Installation failure: Australian regulators release summary of ASX outage review
The Australian Securities and Investments Commission (ASIC) and the Reserve Bank of Australia (RBA) have published the key findings from an independent review of ASX's trade outage.
On Monday 16 November 2020, the Australian Securities Exchange (ASX) was forced to suspend trading for the day due to a technical meltdown after a software upgrade of its trading system, provided by NASDAQ.
ASIC and the RBA raised significant concerns regarding the outage, including due to ASX's prominence as the key platform used for securities trading in Australia.
In response to the regulators' concerns, ASX commissioned an independent expert review into the software upgrade (known as the Trade Refresh project) to assess whether it met internationally recognised standards or frameworks and relevant securities industry practices. IBM Australia Limited (IBM) was appointed to undertake the review.
IBM found that ASX met or exceeded leading industry practices in 58 out of 75 of the capabilities assessed. This included:
- business case development and project change management
- the project was provided with and had access to sufficient financial, time, people and technological resources at all stages of delivery to meet its objectives
- communication with key stakeholders were approximately managed, and
- incident management actions taken by ASX were appropriate.
However, several key shortcomings were identified, including:
- factors that suggested the ASX Trade system was not ready to go-live considering ASX's near zero appetite for service disruption
- there were gaps in the rigour applied to the project delivery risk and issue management process expected for a project of this nature, and
- it was not reasonable to conclude that ASX's test plan was consistent with its risk appetite.
IBM made recommendations covering seven key categories: risk, governance, delivery, requirements, vendor management, testing and incident management.
In responding to IBM's findings, ASX has recognised the need to engage closely with the RBA and ASIC in order to address the recommendations and reiterated their "commitment to continually improve our resilience by implementing learnings from incidents and outages, and to ensure we maintain a contemporary technology base".

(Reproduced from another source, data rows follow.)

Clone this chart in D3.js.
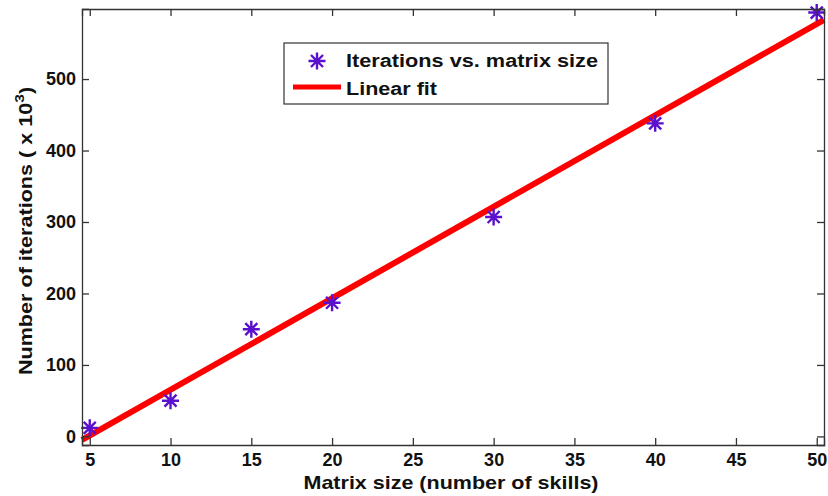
<!DOCTYPE html>
<html>
<head>
<meta charset="utf-8">
<script src="https://cdn.jsdelivr.net/npm/d3@7"></script>
<style>
  body { margin: 0; background: #fff; }
  svg { display: block; font-family: Arial, "Liberation Sans", sans-serif; font-weight: bold; }
</style>
</head>
<body>
<svg id="chart" width="828" height="496"></svg>
<script>
// matrix sizes and iterations (x 10^3)
const sizes = [5, 10, 15, 20, 30, 40, 50];
const iterations = [12, 50, 150, 187, 307, 438, 593];
const xTicks = [5, 10, 15, 20, 25, 30, 35, 40, 45, 50];
const yTicks = [0, 100, 200, 300, 400, 500];

const W = 828, H = 496;
const m = { left: 82, right: 4, top: 9, bottom: 51 };

const svg = d3.select('#chart');

const x = d3.scaleLinear().domain([4.52, 50.45]).range([m.left, W - m.right]);
const y = d3.scaleLinear().domain([-12, 598]).range([H - m.bottom, m.top]);

// least squares fit
const mx = d3.mean(sizes), my = d3.mean(iterations);
const slope = d3.sum(sizes, (v, i) => (v - mx) * (iterations[i] - my)) /
              d3.sum(sizes, v => (v - mx) * (v - mx));
const icpt = my - slope * mx;

const plot = svg.append('g');

// fit line
const fitX = x.domain();
plot.append('line')
  .attr('x1', x(fitX[0])).attr('y1', y(slope * fitX[0] + icpt))
  .attr('x2', x(fitX[1])).attr('y2', y(slope * fitX[1] + icpt))
  .attr('stroke', '#ff0000').attr('stroke-width', 6);

// asterisk marker
function star(g, cx, cy, r) {
  const p = [];
  for (let k = 0; k < 4; k++) {
    const a = k * Math.PI / 4;
    p.push(`M${cx - r * Math.cos(a)},${cy - r * Math.sin(a)}L${cx + r * Math.cos(a)},${cy + r * Math.sin(a)}`);
  }
  g.append('path').attr('d', p.join(''))
    .attr('stroke', '#5a10cc').attr('stroke-width', 2.4).attr('fill', 'none');
}

sizes.forEach((s, i) => star(plot, x(s), y(iterations[i]), 8.5));

// axes box with inward ticks
const tickLen = 7;
const axes = svg.append('g');
const xb = axes.append('g').attr('transform', `translate(0,${H - m.bottom})`)
  .call(d3.axisBottom(x).tickValues(xTicks).tickSize(-tickLen).tickPadding(8));
axes.append('g').attr('transform', `translate(0,${m.top})`)
  .call(d3.axisTop(x).tickValues(xTicks).tickSize(-tickLen).tickFormat(''));
axes.append('g').attr('transform', `translate(${m.left},0)`)
  .call(d3.axisLeft(y).tickValues(yTicks).tickSize(-tickLen).tickPadding(6));
axes.append('g').attr('transform', `translate(${W - m.right},0)`)
  .call(d3.axisRight(y).tickValues(yTicks).tickSize(-tickLen).tickFormat(''));

axes.selectAll('.domain').attr('stroke', '#333').attr('stroke-width', 1.3);
axes.selectAll('.tick line').attr('stroke', '#333').attr('stroke-width', 1.3);
axes.selectAll('.tick text')
  .attr('font-size', 18).attr('font-weight', 'bold').attr('fill', '#111')
  .attr('font-family', 'Arial, "Liberation Sans", sans-serif');

// axis labels
svg.append('text')
  .attr('x', 451).attr('y', 489)
  .attr('text-anchor', 'middle').attr('font-size', 19).attr('fill', '#111')
  .attr('textLength', 295).attr('lengthAdjust', 'spacingAndGlyphs')
  .text('Matrix size (number of skills)');

const yl = svg.append('text')
  .attr('transform', 'translate(32,231) rotate(-90) scale(1.2,1)')
  .attr('text-anchor', 'middle').attr('font-size', 18).attr('fill', '#111');
yl.append('tspan').text('Number of iterations ( x 10');
yl.append('tspan').attr('dy', -8).attr('font-size', 13).text('3');
yl.append('tspan').attr('dy', 8).text(')');

// legend
const lg = svg.append('g');
lg.append('rect')
  .attr('x', 284).attr('y', 43).attr('width', 324).attr('height', 61)
  .attr('fill', '#fff').attr('stroke', '#333').attr('stroke-width', 1.2);
star(lg, 317, 61, 8.5);
lg.append('line').attr('x1', 293).attr('x2', 341).attr('y1', 87).attr('y2', 87)
  .attr('stroke', '#ff0000').attr('stroke-width', 5);
lg.append('text').attr('x', 346).attr('y', 67).attr('font-size', 17.5).attr('fill', '#111')
  .attr('textLength', 252).attr('lengthAdjust', 'spacingAndGlyphs')
  .text('Iterations vs. matrix size');
lg.append('text').attr('x', 346).attr('y', 95).attr('font-size', 17.5).attr('fill', '#111')
  .attr('textLength', 91).attr('lengthAdjust', 'spacingAndGlyphs')
  .text('Linear fit');
</script>
</body>
</html>
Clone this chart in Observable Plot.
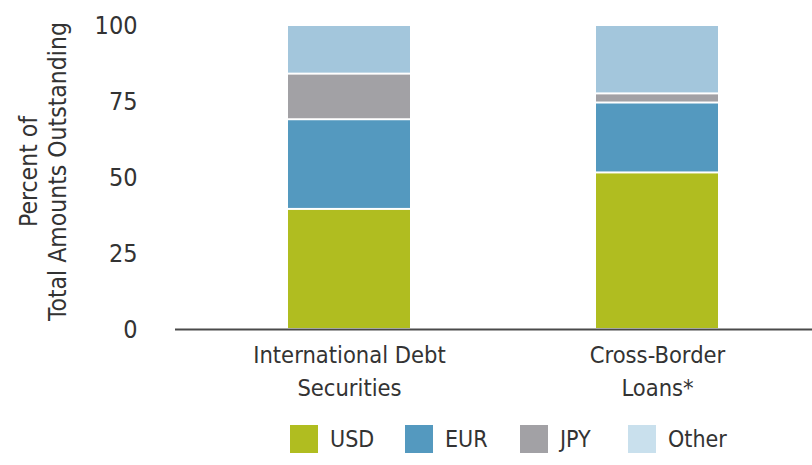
<!DOCTYPE html>
<html>
<head>
<meta charset="utf-8">
<script src="https://cdn.jsdelivr.net/npm/d3@7"></script>
<script src="https://cdn.jsdelivr.net/npm/@observablehq/plot@0.6"></script>
<style>
  body { margin: 0; background: #fff; }
  #chart { width: 812px; font-family: "Liberation Sans Narrow", "DejaVu Sans Condensed", sans-serif; color: #333; }
  .legend { display: flex; align-items: center; height: 55px; padding-left: 290px; box-sizing: border-box; padding-top: 2px;
            font-family: "Liberation Sans Narrow", "DejaVu Sans Condensed", sans-serif; font-size: 23px; color: #333; }
  .item { display: flex; align-items: center; width: 115px; }
  .item:nth-child(3) { width: 108px; }
  .sw { width: 28px; height: 28px; margin-right: 12px; }
</style>
</head>
<body>
<div id="chart"></div>
<script>
const categories = ["International Debt\nSecurities", "Cross-Border\nLoans*"];
const currencies = ["USD", "EUR", "JPY", "Other"];
const usd = [39.5, 51.5];
const eur = [29.5, 23];
const jpy = [15, 3];
const other = [16, 22.5];
const barColors = ["#b0bd20", "#5499bf", "#a2a1a5", "#a3c6dc"];
const legendColors = ["#b0bd20", "#5499bf", "#a2a1a5", "#c9e0ed"];
const yTicks = [0, 25, 50, 75, 100];
const yLabel = "Percent of\nTotal Amounts Outstanding";

const series = [usd, eur, jpy, other];
const data = [];
categories.forEach((c, i) => {
  currencies.forEach((cur, j) => data.push({category: c, currency: cur, value: series[j][i]}));
});

const font = "'Liberation Sans Narrow', 'DejaVu Sans Condensed', sans-serif";

const plot = Plot.plot({
  width: 812,
  height: 410,
  marginLeft: 175,
  marginRight: 0,
  marginTop: 25,
  marginBottom: 81,
  style: {fontFamily: font, color: "#333", background: "#fff"},
  x: {domain: categories, paddingInner: 0.604, paddingOuter: 0.334, align: 0.545, label: null},
  y: {domain: [0, 100], label: null},
  color: {domain: currencies, range: barColors},
  marks: [
    Plot.barY(data, Plot.stackY({x: "category", y: "value", fill: "currency", order: currencies, insetTop: 1, insetBottom: 1})),
    Plot.ruleY([0], {stroke: "#4a4a4a", strokeWidth: 2}),
    Plot.axisY({ticks: yTicks, tickSize: 0, tickPadding: 38, fontSize: 25, label: null, fill: "#333"}),
    Plot.axisX({tickSize: 0, tickPadding: 10, fontSize: 23.5, lineHeight: 1.4, label: null, fill: "#333"}),
    Plot.text([yLabel], {frameAnchor: "left", dx: -133, dy: -6, rotate: -90, fontSize: 24.5, lineHeight: 1.18, fill: "#333", textAnchor: "middle"})
  ]
});
document.getElementById("chart").appendChild(plot);

const legend = document.createElement("div");
legend.className = "legend";
currencies.forEach((c, i) => {
  const item = document.createElement("div");
  item.className = "item";
  const sw = document.createElement("div");
  sw.className = "sw";
  sw.style.background = legendColors[i];
  const label = document.createElement("span");
  label.textContent = c;
  item.appendChild(sw);
  item.appendChild(label);
  legend.appendChild(item);
});
document.getElementById("chart").appendChild(legend);
</script>
</body>
</html>
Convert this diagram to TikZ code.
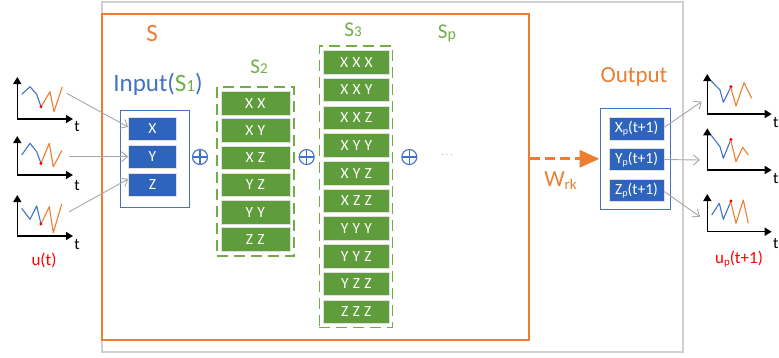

ASX has also undertaken a range of actions since November to help address issues arising from the outage, including a review of ASX's operating model. ASX has indicated that it will "develop a detailed response plan for execution over the next 12 to 18 months" with the "delivery of this program of work under the oversight of ASIC and the RBA".
Going forward, ASIC has noted that they will continue to engage with market operators, participants and institutional investors to understand the impact of the incident and identify any potential market adjustments in order to prevent or reduce the impact of future incidents.
ASIC is continuing its own investigation in relation to the outage to determine whether ASX met the conditions of its Australian Market Licence. ASX's risk controls in relation to technology progress is under particular scrutiny with a number of further upgrades in the pipeline, including replacing the CHESS clearing and settlement system with a distributed ledger.
The seriousness with which ASX's regulators have treated the meltdown serves as a clear indication of the need to have in place appropriate systems to manage significant operation incidents – whilst these are in some cases unavoidable, effective regulatory engagement and crisis management has the potential to significantly reduce the long term impact on the organisation.